** OBJECTIVE **
Transcribe all of the material exactly. Any picture in it should be left out.

## start DATASET CONTENT

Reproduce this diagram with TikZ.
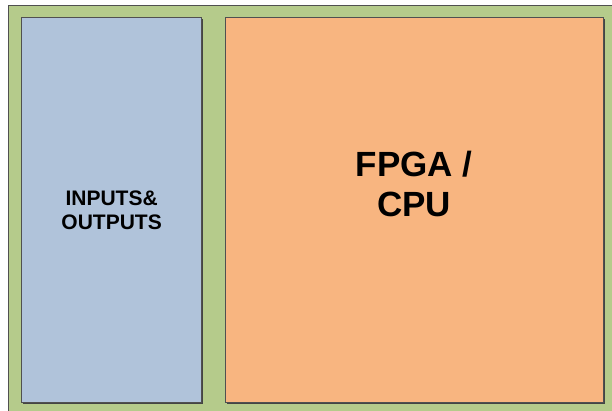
\documentclass[tikz,border=0pt]{standalone}
\usepackage{fontspec}
\setmainfont{Liberation Sans}
\definecolor{boardgreen}{HTML}{B5CB8B}
\definecolor{ioblue}{HTML}{B0C3DA}
\definecolor{cpuorange}{HTML}{F8B580}
\definecolor{edgegray}{HTML}{505050}
\tikzset{
  panel/.style={draw=edgegray, line width=1.3pt},
  shade/.style={fill=edgegray!85!black, draw=none},
  lbl/.style={align=center, font=\bfseries, text=black, inner sep=0pt}
}
\begin{document}
\begin{tikzpicture}[x=1pt,y=-1pt]
\useasboundingbox (0,0) rectangle (612,410);
\clip (0,0) rectangle (612,410);
\fill[white] (0,0) rectangle (612,410);
% board
\fill[shade] (9.5,6.5) rectangle (640,440);
\node[panel, fill=boardgreen, anchor=north west, minimum width=632pt, minimum height=435pt, inner sep=0pt] (board) at (8,5) {};
% IO panel
\fill[shade] (22.5,18.5) rectangle (202.5,403.5);
\node[panel, fill=ioblue, anchor=north west, minimum width=180pt, minimum height=385pt, inner sep=0pt] (io) at (21,17) {};
\node[lbl, font=\bfseries\fontsize{21}{24}\selectfont] (iotext) at (io.center) {INPUTS\&\\OUTPUTS};
% CPU panel
\fill[shade] (226.5,18.5) rectangle (604.5,403.5);
\node[panel, fill=cpuorange, anchor=north west, minimum width=378pt, minimum height=385pt, inner sep=0pt] (cpu) at (225,17) {};
\node[lbl, font=\bfseries\fontsize{35}{40}\selectfont] (cputext) at (414,184) {FPGA /\\CPU};
\end{tikzpicture}
\end{document}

## end DATASET CONTENT

** EXERCISE RESULT **
Reproduce this diagram with TikZ.
\documentclass[tikz,border=0pt]{standalone}
\usepackage{fontspec}
\setmainfont{Liberation Sans}
\definecolor{boardgreen}{HTML}{B5CB8B}
\definecolor{ioblue}{HTML}{B0C3DA}
\definecolor{cpuorange}{HTML}{F8B580}
\definecolor{edgegray}{HTML}{505050}
\tikzset{
  panel/.style={draw=edgegray, line width=1.3pt},
  shade/.style={fill=edgegray!85!black, draw=none},
  lbl/.style={align=center, font=\bfseries, text=black, inner sep=0pt}
}
\begin{document}
\begin{tikzpicture}[x=1pt,y=-1pt]
\useasboundingbox (0,0) rectangle (612,410);
\clip (0,0) rectangle (612,410);
\fill[white] (0,0) rectangle (612,410);
% board
\fill[shade] (9.5,6.5) rectangle (640,440);
\node[panel, fill=boardgreen, anchor=north west, minimum width=632pt, minimum height=435pt, inner sep=0pt] (board) at (8,5) {};
% IO panel
\fill[shade] (22.5,18.5) rectangle (202.5,403.5);
\node[panel, fill=ioblue, anchor=north west, minimum width=180pt, minimum height=385pt, inner sep=0pt] (io) at (21,17) {};
\node[lbl, font=\bfseries\fontsize{21}{24}\selectfont] (iotext) at (io.center) {INPUTS\&\\OUTPUTS};
% CPU panel
\fill[shade] (226.5,18.5) rectangle (604.5,403.5);
\node[panel, fill=cpuorange, anchor=north west, minimum width=378pt, minimum height=385pt, inner sep=0pt] (cpu) at (225,17) {};
\node[lbl, font=\bfseries\fontsize{35}{40}\selectfont] (cputext) at (414,184) {FPGA /\\CPU};
\end{tikzpicture}
\end{document}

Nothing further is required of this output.